Indeed, at the end of the war it was reduced to a fraction of its former size, which was only about half as large as it of its size today (Most of the western part of the country was captured in a war with Bolivia in the 30's, which is another funny story since it was fought over nonexistent oil fields)
Lets see, some other insanity from Senior Lopez, in one battle he was wounded by a shell from a Brazilian ironclad. He claimed it had been aimed at him personally and ordered his naval commander to destroy the Brazilian fleet, using a few
rafts. The naval commander however was too old for the task and turned it over to an English engineer named Watts. What's truly insane though is Watt's led a boarding party of Paraguayan infantry succeeded in seizing the decks of several Brazilian ships.
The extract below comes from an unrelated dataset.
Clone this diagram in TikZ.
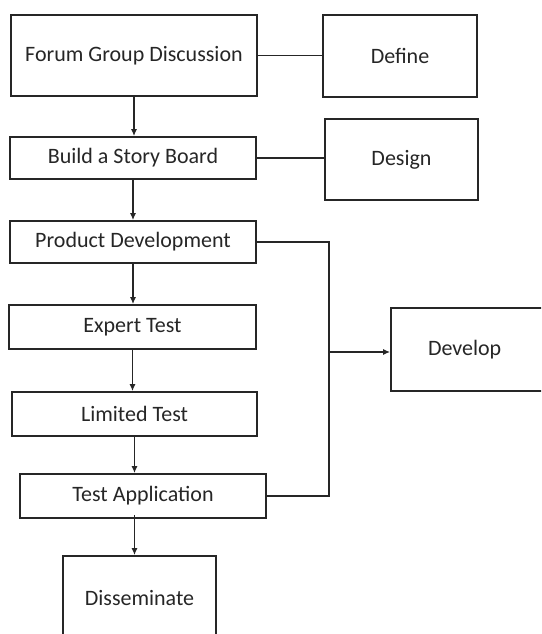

Though sailors coming up from below decks soon threw them off.
And I made a mistake on the Bishop bit; he actually had himself made a Saint.
In case anyone is wondering, Lopez was killed at the end of the war while attempting to flee into the Amazon. His wife went on to remarry the Brazilin general who led the expedition that killed him and captured her IIRC.
"This cult of special forces is as sensible as to form a Royal Corps of Tree Climbers and say that no soldier who does not wear its green hat with a bunch of oak leaves stuck in it should be expected to climb a tree"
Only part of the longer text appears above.